LONDON - The father of Princess Diana's last boyfriend, Dodi al-Fayed, rejected a long-awaited British report into their death as a cover-up and "garbage".
Mohammed al-Fayed remained adamant there was a plot backed by British intelligence to murder them in August 1997, when they died in a high-speed car crash in a Paris underpass.
His reaction came after the report, by former London police chief Lord John Stevens, concluded that the crash was a "tragic accident" and dismissed the charges of a murder plot.
Diana's death triggered a string of conspiracy theories that British spies or even her ex-husband, heir-to-the-throne Prince Charles, had plotted the accident because her relationship with Dodi al Fayed was embarrassing the royal household.
Stevens said after his three-year investigation: "On the evidence available now, there was no conspiracy to murder any of the occupants of that car. This was a tragic accident.
"I'm satisfied that no attempt has been made to hold back information and we are confident that the allegations made are unfounded."
Echoing the findings of a French probe into the accident, Stevens said tests showed the limousine's chauffeur Henri Paul had been drinking before the high speed crash in a Paris road tunnel.

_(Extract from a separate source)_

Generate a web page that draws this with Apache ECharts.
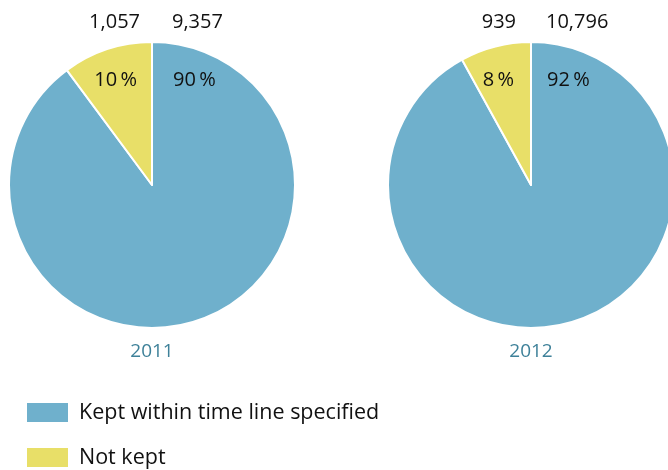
<!DOCTYPE html>
<html><head><meta charset="utf-8">
<script src="https://cdn.jsdelivr.net/npm/echarts@6/dist/echarts.min.js"></script>
<style>html,body{margin:0;padding:0;background:#fff}#c{width:668px;height:470px}</style>
</head><body><div id="c"></div>
<script>
var years = ['2011', '2012'];
var categories = ['Kept within time line specified', 'Not kept'];
var keptValues = [9357, 10796];
var notKeptValues = [1057, 939];
var colors = ['#6FB0CC', '#E8DF68'];

var FONT = 'Open Sans';
var layout = [
  {cx: 152, cy: 185, r: 143, leftEdge: 140, rightStart: 172, pLeftEdge: 137, pRightStart: 173},
  {cx: 531, cy: 185, r: 143, leftEdge: 516, rightStart: 546, pLeftEdge: 514, pRightStart: 547}
];
function fmt(n){ return n.toLocaleString('en-US'); }

var series = [];
var graphics = [];
years.forEach(function(y, i){
  var L = layout[i];
  var total = keptValues[i] + notKeptValues[i];
  var pk = Math.round(keptValues[i] / total * 100);
  var pn = Math.round(notKeptValues[i] / total * 100);
  series.push({
    type: 'pie', name: y, center: [L.cx, L.cy], radius: [0, L.r],
    startAngle: 90, clockwise: true, animation: false, silent: true,
    label: {show: false}, labelLine: {show: false},
    itemStyle: {borderColor: '#fff', borderWidth: 2},
    data: [
      {name: categories[0], value: keptValues[i], itemStyle: {color: colors[0]}},
      {name: categories[1], value: notKeptValues[i], itemStyle: {color: colors[1]}}
    ]
  });
  var base = {fontFamily: FONT, fontSize: 20, fill: '#111'};
  graphics.push({type: 'text', x: L.leftEdge, y: 22, style: Object.assign({}, base, {text: fmt(notKeptValues[i]), textAlign: 'right', textVerticalAlign: 'middle'})});
  graphics.push({type: 'text', x: L.rightStart, y: 22, style: Object.assign({}, base, {text: fmt(keptValues[i]), textAlign: 'left', textVerticalAlign: 'middle'})});
  graphics.push({type: 'text', x: L.pLeftEdge, y: 80, z: 10, style: Object.assign({}, base, {text: pn + '\u2009%', textAlign: 'right', textVerticalAlign: 'middle'})});
  graphics.push({type: 'text', x: L.pRightStart, y: 80, z: 10, style: Object.assign({}, base, {text: pk + '\u2009%', textAlign: 'left', textVerticalAlign: 'middle'})});
  graphics.push({type: 'text', x: L.cx, y: 352, style: {text: y, fontFamily: FONT, fontSize: 19, fill: '#3E8199', textAlign: 'center', textVerticalAlign: 'middle'}});
});

var chart = echarts.init(document.getElementById('c'), null, {renderer: 'canvas'});
chart.setOption({
  animation: false,
  legend: {
    orient: 'vertical', left: 25, top: 401, padding: 0, itemWidth: 43, itemHeight: 21, itemGap: 22,
    icon: 'rect', selectedMode: false,
    textStyle: {fontFamily: FONT, fontSize: 21.5, color: '#111', padding: [0, 0, 0, 5]},
    data: categories
  },
  series: series,
  graphic: graphics
});
</script></body></html>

Diana's sons, Princes William and Harry, said in a statement that they "trust these conclusive findings will end speculation surrounding the death of their mother".
Stevens said Diana was not pregnant when she died and "was not engaged and was not about to get engaged".
The death of the "People's Princess", the world's most photographed woman, sparked an outpouring of grief in Britain. Queen Elizabeth and the royal family were harshly criticised for not openly sharing the national sense of loss.
The British investigation was ordered by former royal coroner Michael Burgess in January 2004 when he opened a British inquest into Diana's death.
Stevens, who headed London's police force, spent almost three years investigating what happened and interviewed Charles for several hours as part of his inquiry.
He also talked to Prince Charles' father, the Duke of Edinburgh. Stevens said there was no evidence to link the Duke to Britain's intelligence service MI6 as alleged by Mohamed al Fayed.
The Harrods department storeowner, who wants a public inquiry into the crash, believes his son and Diana were murdered by British secret services because their relationship was embarrassing the British royal family.
Stevens said investigators had used computer modelling to assemble a 3D reconstruction of the crash scene, to an accuracy of within one centimetre.
He said the car was travelling at excessive speed. It hit the 13th pillar in the underpass at 98 to 101km/h, about twice the speed limit.
Paul had a blood alcohol level around twice the British drink-drive limit at the time of the crash.
Stevens was satisfied, from DNA testing, the samples tested did indeed belong to Paul, contrary to suggestions they may have been switched.
Stevens said investigators did believe there had been "glancing contact" between the Mercedes limousine and a white Fiat Uno car, whose driver has never been traced.
He noted failure to assist a person in danger is an offence which can bring a jail term in France, and this may have deterred people from coming forward.